Chicago-based writer Paul Axel, author of “Rotten Roots,” emphasized that it was empowering to be in a space where participants shared both a love of comics and a love of Judaism — and how it was incredibly important to keep pushing for Jewish spaces in the comics industry.
“When you go to a comic con, everybody’s a comic book fan — everyone loves some aspect of that,” he said. “To have a second layer, a deeper layer of the shared culture and ethnicity and identity and religion adds so much more to the show.”
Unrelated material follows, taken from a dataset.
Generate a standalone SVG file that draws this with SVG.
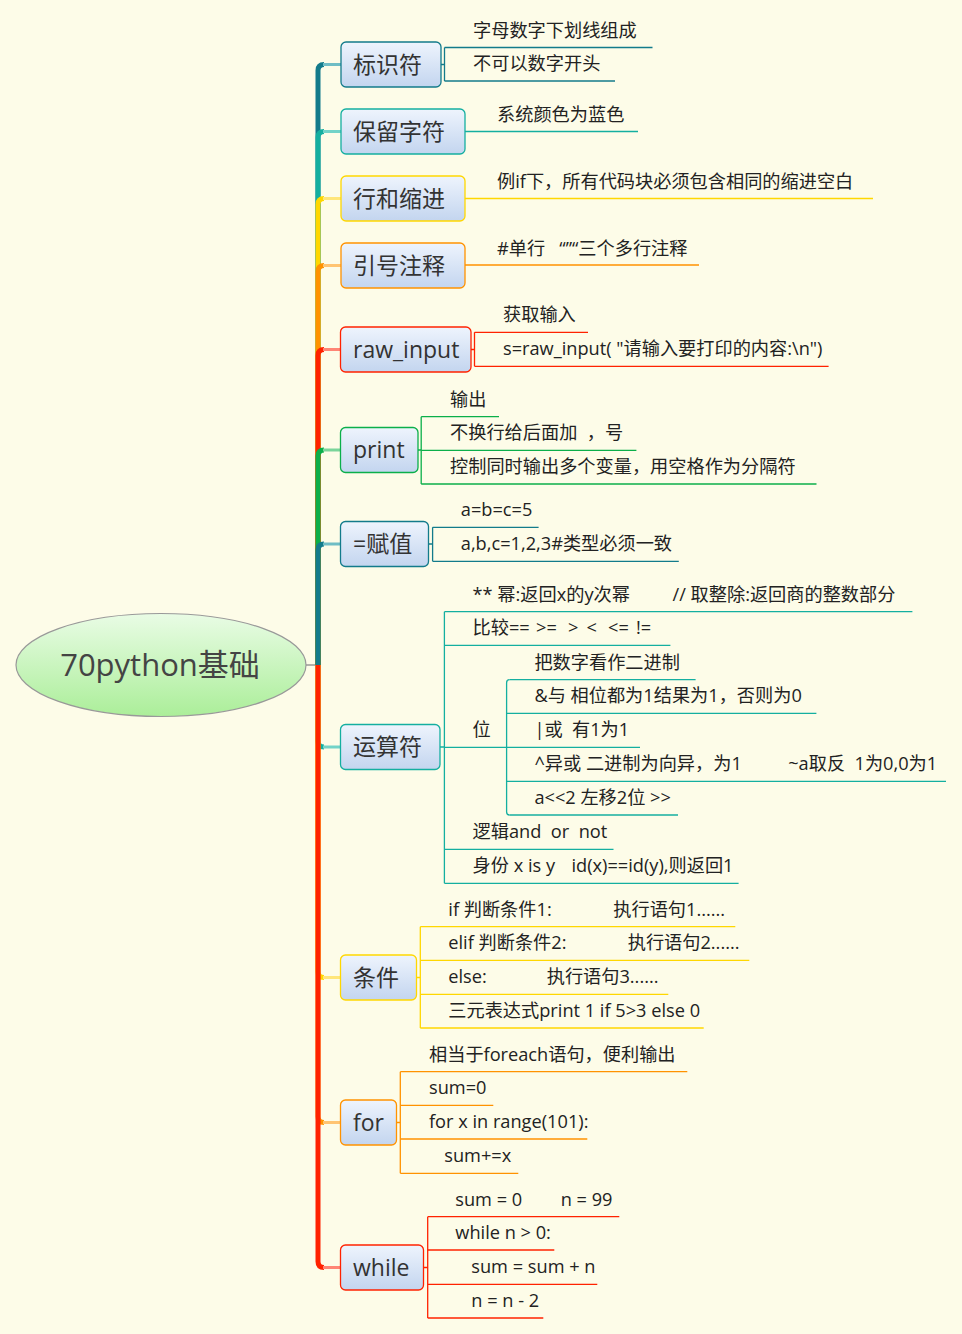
<svg xmlns="http://www.w3.org/2000/svg" width="962" height="1334" viewBox="0 0 962 1334">
<defs>
<linearGradient id="gn" x1="0" y1="0" x2="0" y2="1"><stop offset="0" stop-color="#EEF4FD"/><stop offset="1" stop-color="#C3D5EF"/></linearGradient>
<linearGradient id="gr" x1="0" y1="0" x2="0" y2="1"><stop offset="0" stop-color="#E9FCE5"/><stop offset="1" stop-color="#ABEE99"/></linearGradient>
<style>
.n{font-family:"Open Sans","Noto Sans CJK SC",sans-serif;font-size:23px;fill:#333}
.t{font-family:"Open Sans","Noto Sans CJK SC",sans-serif;font-size:18.2px;fill:#222;white-space:pre}
.box{fill:url(#gn);stroke-width:1.3}
.br{fill:none;stroke-width:5;stroke-linecap:butt}
.hz{fill:none;stroke-width:3}
.ln{fill:none;stroke-width:1.3}
.c1{stroke:#137B8B}.c2{stroke:#14AFA0}.c3{stroke:#FFD700}.c4{stroke:#FF9200}.c5{stroke:#FF2200}.c6{stroke:#0BAF4A}
.l1{stroke:#6FBDC5}.l2{stroke:#72D3C8}.l3{stroke:#FFE67A}.l4{stroke:#FFC472}.l5{stroke:#FF8575}.l6{stroke:#7AD59A}
</style>
</defs>
<rect width="962" height="1334" fill="#FDFCE8"/>

<g id="connectors">
<line x1="306" y1="665" x2="316" y2="665" stroke="#888" stroke-width="1.3"/>
<path class="br c1" d="M318,665V70.5Q318,64.5 324,64.5"/><line class="hz l1" x1="323" y1="64.5" x2="341" y2="64.5"/>
<path class="br c2" d="M318,665V137.5Q318,131.5 324,131.5"/><line class="hz l2" x1="323" y1="131.5" x2="341" y2="131.5"/>
<path class="br c3" d="M318,665V204.5Q318,198.5 324,198.5"/><line class="hz l3" x1="323" y1="198.5" x2="341" y2="198.5"/>
<path class="br c4" d="M318,665V271.5Q318,265.5 324,265.5"/><line class="hz l4" x1="323" y1="265.5" x2="341" y2="265.5"/>
<path class="br c5" d="M318,665V355.5Q318,349.5 324,349.5"/><line class="hz l5" x1="323" y1="349.5" x2="341" y2="349.5"/>
<path class="br c6" d="M318,665V456Q318,450 324,450"/><line class="hz l6" x1="323" y1="450" x2="341" y2="450"/>
<path class="br c1" d="M318,665V550Q318,544 324,544"/><line class="hz l1" x1="323" y1="544" x2="341" y2="544"/>
<path class="br c2" d="M318,665V741Q318,747 324,747"/><line class="hz l2" x1="323" y1="747" x2="341" y2="747"/>
<path class="br c3" d="M318,665V971.5Q318,977.5 324,977.5"/><line class="hz l3" x1="323" y1="977.5" x2="341" y2="977.5"/>
<path class="br c4" d="M318,665V1116.5Q318,1122.5 324,1122.5"/><line class="hz l4" x1="323" y1="1122.5" x2="341" y2="1122.5"/>
<path class="br c5" d="M318,665V1261.5Q318,1267.5 324,1267.5"/><line class="hz l5" x1="323" y1="1267.5" x2="341" y2="1267.5"/>

<path class="ln c1" d="M441,64.5H444.5M444.5,47.5V81"/>
<path class="ln c5" d="M471,349.5H474.5M474.5,332.3V366.3"/>
<path class="ln c6" d="M418,450H421.2M421.2,416.7V484"/>
<path class="ln c1" d="M428.4,544H432.6M432.6,527.3V561.3"/>
<path class="ln c2" d="M440,747H444.4M444.4,611.7V883.3"/>
<path class="ln c2" d="M509.6,679.7Q506.6,679.7 506.6,682.7V812Q506.6,815 509.6,815"/>
<path class="ln c3" d="M416.3,977.5H420.3M420.3,926.7V1028"/>
<path class="ln c4" d="M396.3,1122.5H400.3M400.3,1071.7V1173.3"/>
<path class="ln c5" d="M423.7,1267.5H427.7M427.7,1216.7V1318"/>
</g>

<g id="root">
<ellipse cx="161" cy="665" rx="145" ry="51.5" fill="url(#gr)" stroke="#999" stroke-width="1.2"/>
<text x="160" y="676" text-anchor="middle" font-family="Open Sans, Noto Sans CJK SC, sans-serif" font-size="31" fill="#444">70python基础</text>
</g>

<g id="n-biaoshifu"><rect class="box c1" x="341" y="42" width="100" height="45" rx="5"/><text class="n" x="353" y="72.5">标识符</text></g>
<g id="n-baoliu"><rect class="box c2" x="341" y="109" width="124" height="45" rx="5"/><text class="n" x="353" y="139.5">保留字符</text></g>
<g id="n-suojin"><rect class="box c3" x="341" y="176" width="124" height="45" rx="5"/><text class="n" x="353" y="206.5">行和缩进</text></g>
<g id="n-zhushi"><rect class="box c4" x="341" y="243" width="124" height="45" rx="5"/><text class="n" x="353" y="273.5">引号注释</text></g>
<g id="n-rawinput"><rect class="box c5" x="340.5" y="327" width="130.5" height="45" rx="5"/><text class="n" x="353" y="357.5">raw_input</text></g>
<g id="n-print"><rect class="box c6" x="340.5" y="427.5" width="77.5" height="45" rx="5"/><text class="n" x="353" y="458">print</text></g>
<g id="n-fuzhi"><rect class="box c1" x="340.5" y="521.5" width="88" height="45" rx="5"/><text class="n" x="353" y="552">=赋值</text></g>
<g id="n-yunsuanfu"><rect class="box c2" x="340.5" y="724.5" width="99.5" height="45" rx="5"/><text class="n" x="353" y="755">运算符</text></g>
<g id="n-tiaojian"><rect class="box c3" x="340.5" y="955" width="76" height="45" rx="5"/><text class="n" x="353" y="985.5">条件</text></g>
<g id="n-for"><rect class="box c4" x="340.5" y="1100" width="56" height="45" rx="5"/><text class="n" x="353" y="1130.5">for</text></g>
<g id="n-while"><rect class="box c5" x="340.5" y="1245" width="83" height="45" rx="5"/><text class="n" x="353" y="1275.5">while</text></g>

<g id="leaf-1-1"><line class="ln c1" x1="444.5" y1="47.5" x2="652.5" y2="47.5"/><text class="t" x="473" y="36.5">字母数字下划线组成</text></g>
<g id="leaf-1-2"><line class="ln c1" x1="444.5" y1="81" x2="615" y2="81"/><text class="t" x="473" y="70">不可以数字开头</text></g>
<g id="leaf-2-1"><line class="ln c2" x1="465" y1="131.5" x2="638" y2="131.5"/><text class="t" x="497" y="120.5">系统颜色为蓝色</text></g>
<g id="leaf-3-1"><line class="ln c3" x1="465" y1="198.5" x2="873" y2="198.5"/><text class="t" x="497" y="187.5">例if下，所有代码块必须包含相同的缩进空白</text></g>
<g id="leaf-4-1"><line class="ln c4" x1="465" y1="265" x2="699" y2="265"/><text class="t" x="497" y="254.5">#单行   “”“三个多行注释</text></g>
<g id="leaf-5-1"><line class="ln c5" x1="474.5" y1="332.3" x2="588" y2="332.3"/><text class="t" x="503" y="321.3">获取输入</text></g>
<g id="leaf-5-2"><line class="ln c5" x1="474.5" y1="366.3" x2="828.6" y2="366.3"/><text class="t" x="503" y="355.3">s=raw_input( "请输入要打印的内容:\n")</text></g>
<g id="leaf-6-1"><line class="ln c6" x1="421.2" y1="416.7" x2="499" y2="416.7"/><text class="t" x="450" y="405.7">输出</text></g>
<g id="leaf-6-2"><line class="ln c6" x1="421.2" y1="450.3" x2="636.4" y2="450.3"/><text class="t" x="450" y="439.3">不换行给后面加  ，号</text></g>
<g id="leaf-6-3"><line class="ln c6" x1="421.2" y1="484" x2="816.5" y2="484"/><text class="t" x="450" y="473">控制同时输出多个变量，用空格作为分隔符</text></g>
<g id="leaf-7-1"><line class="ln c1" x1="432.6" y1="527.3" x2="538.6" y2="527.3"/><text class="t" x="460.8" y="516.3">a=b=c=5</text></g>
<g id="leaf-7-2"><line class="ln c1" x1="432.6" y1="561.3" x2="678.8" y2="561.3"/><text class="t" x="460.8" y="550.3">a,b,c=1,2,3#类型必须一致</text></g>
<g id="leaf-8-1"><line class="ln c2" x1="444.4" y1="611.7" x2="912.4" y2="611.7"/><text class="t" x="472.6" y="600.7">** 幂:返回x的y次幂<tspan x="672.5">// 取整除:返回商的整数部分</tspan></text></g>
<g id="leaf-8-2"><line class="ln c2" x1="444.4" y1="645.3" x2="670.4" y2="645.3"/><text class="t" x="472.6" y="634.3">比较== <tspan x="536">&gt;=  </tspan><tspan x="568">&gt; </tspan><tspan x="586.5">&lt;  </tspan><tspan x="608">&lt;= </tspan><tspan x="636">!=</tspan></text></g>
<g id="leaf-8-3"><line class="ln c2" x1="444.4" y1="747.3" x2="506.6" y2="747.3"/><text class="t" x="472.6" y="736.3">位</text></g>
<g id="leaf-8-3-1"><line class="ln c2" x1="509.6" y1="679.7" x2="695.6" y2="679.7"/><text class="t" x="534.4" y="668.7">把数字看作二进制</text></g>
<g id="leaf-8-3-2"><line class="ln c2" x1="506.6" y1="713.3" x2="816.4" y2="713.3"/><text class="t" x="534.4" y="702.3">&amp;与 相位都为1结果为1，否则为0</text></g>
<g id="leaf-8-3-3"><line class="ln c2" x1="506.6" y1="747.3" x2="640" y2="747.3"/><text class="t" x="534.4" y="736.3">|或  有1为1</text></g>
<g id="leaf-8-3-4"><line class="ln c2" x1="506.6" y1="781.3" x2="946" y2="781.3"/><text class="t" x="534.4" y="770.3">^异或 二进制为向异，为1<tspan x="788.2">~a取反  1为0,0为1</tspan></text></g>
<g id="leaf-8-3-5"><line class="ln c2" x1="509.6" y1="815" x2="678" y2="815"/><text class="t" x="534.4" y="804">a&lt;&lt;2 左移2位 &gt;&gt;</text></g>
<g id="leaf-8-4"><line class="ln c2" x1="444.4" y1="849.3" x2="613.5" y2="849.3"/><text class="t" x="472.6" y="838.3">逻辑and  or  not</text></g>
<g id="leaf-8-5"><line class="ln c2" x1="444.4" y1="883.3" x2="738.6" y2="883.3"/><text class="t" x="472.6" y="872.3">身份 x is y<tspan x="571.5">id(x)==id(y),则返回1</tspan></text></g>
<g id="leaf-9-1"><line class="ln c3" x1="420.3" y1="926.7" x2="735.3" y2="926.7"/><text class="t" x="448.3" y="915.7">if 判断条件1:<tspan x="613.3">执行语句1......</tspan></text></g>
<g id="leaf-9-2"><line class="ln c3" x1="420.3" y1="960.3" x2="749.3" y2="960.3"/><text class="t" x="448.3" y="949.3">elif 判断条件2:<tspan x="627.7">执行语句2......</tspan></text></g>
<g id="leaf-9-3"><line class="ln c3" x1="420.3" y1="994.3" x2="668.3" y2="994.3"/><text class="t" x="448.3" y="983.3">else:<tspan x="546.7">执行语句3......</tspan></text></g>
<g id="leaf-9-4"><line class="ln c3" x1="420.3" y1="1028" x2="703.7" y2="1028"/><text class="t" x="448.3" y="1017">三元表达式print 1 if 5&gt;3 else 0</text></g>
<g id="leaf-10-1"><line class="ln c4" x1="400.3" y1="1071.7" x2="687.3" y2="1071.7"/><text class="t" x="429" y="1060.7">相当于foreach语句，便利输出</text></g>
<g id="leaf-10-2"><line class="ln c4" x1="400.3" y1="1105.3" x2="493.3" y2="1105.3"/><text class="t" x="429" y="1094.3">sum=0</text></g>
<g id="leaf-10-3"><line class="ln c4" x1="400.3" y1="1139" x2="587.3" y2="1139"/><text class="t" x="429" y="1128">for x in range(101):</text></g>
<g id="leaf-10-4"><line class="ln c4" x1="400.3" y1="1173.3" x2="518.3" y2="1173.3"/><text class="t" x="444.3" y="1162.3">sum+=x</text></g>
<g id="leaf-11-1"><line class="ln c5" x1="427.7" y1="1216.7" x2="619.3" y2="1216.7"/><text class="t" x="455.3" y="1205.7">sum = 0<tspan x="560.7">n = 99</tspan></text></g>
<g id="leaf-11-2"><line class="ln c5" x1="427.7" y1="1250" x2="554.3" y2="1250"/><text class="t" x="455.3" y="1239">while n &gt; 0:</text></g>
<g id="leaf-11-3"><line class="ln c5" x1="427.7" y1="1284.3" x2="597.3" y2="1284.3"/><text class="t" x="471.3" y="1273.3">sum = sum + n</text></g>
<g id="leaf-11-4"><line class="ln c5" x1="427.7" y1="1318" x2="543.3" y2="1318"/><text class="t" x="471.3" y="1307">n = n - 2</text></g>
</svg>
Sapolsky said that JewCE’s first run in New York City is far from its last. The exhibit will run through the end of 2023 and those it are already in talks to take the exhibit to other cities
“For us, creating JewCE is not the end of the journey, it’s the beginning of the journey,” Sapolsky said. “We’re ready to think that this event is bigger than any of us. It’s something that has to count because Jews do count, but on top of counting, it’s also important for non-Jews to discover who we are.”